VIII. A stratagem of a positive kind, when practised in actions, is called a feint, and when used in conversation it receives the name of a lie or falsehood. A distinction is made by some, between these two kinds of stratagems, who say, that words are signs of our ideas, but actions are not so. But there is more of truth in the opposite opinion, that words of themselves unaccompanied by the intention of the speaker, signify nothing more than the inarticulate cries would do of any one labouring under grief, or any other passion: which sounds come under the denomination of actions, rather than of speech. But should it be said that being able to convey to others the conceptions of his mind, by words adapted to the purpose, is a peculiar gift of nature, by which man is distinguished from other parts of the animated creation, the truth of this cannot be denied.

To which we may add that such communication may be made not only by words, but by signs or gestures, like those used to the dumb; it makes no difference, whether those signs or gestures have any natural connection with the thing they are intended to signify, or whether such a connection is only assigned to them by custom.

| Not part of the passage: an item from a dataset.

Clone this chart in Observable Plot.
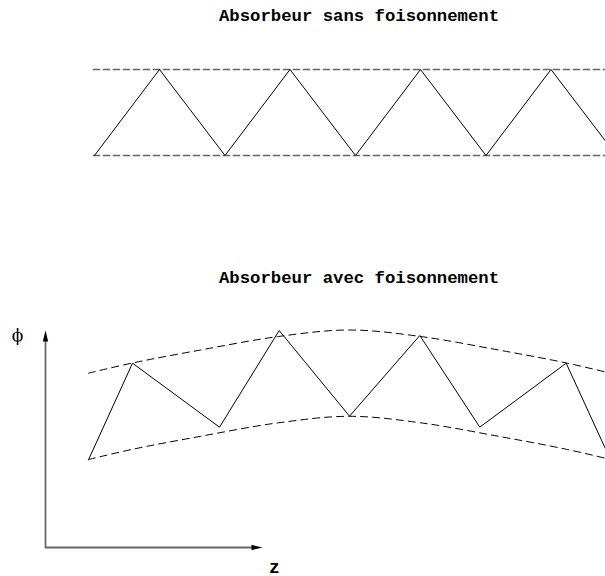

Equivalent to such signs or gestures is handwriting, which may be considered, as a dumb language, deriving its force not merely from the words used, and the particular form of the letters, but from the real intention of the writer, to be gathered from thence:—to be gathered either from the resemblance between the characters and the intentions, as in the Egyptian hieroglyphics, or from pure fancy, as among the Chinese.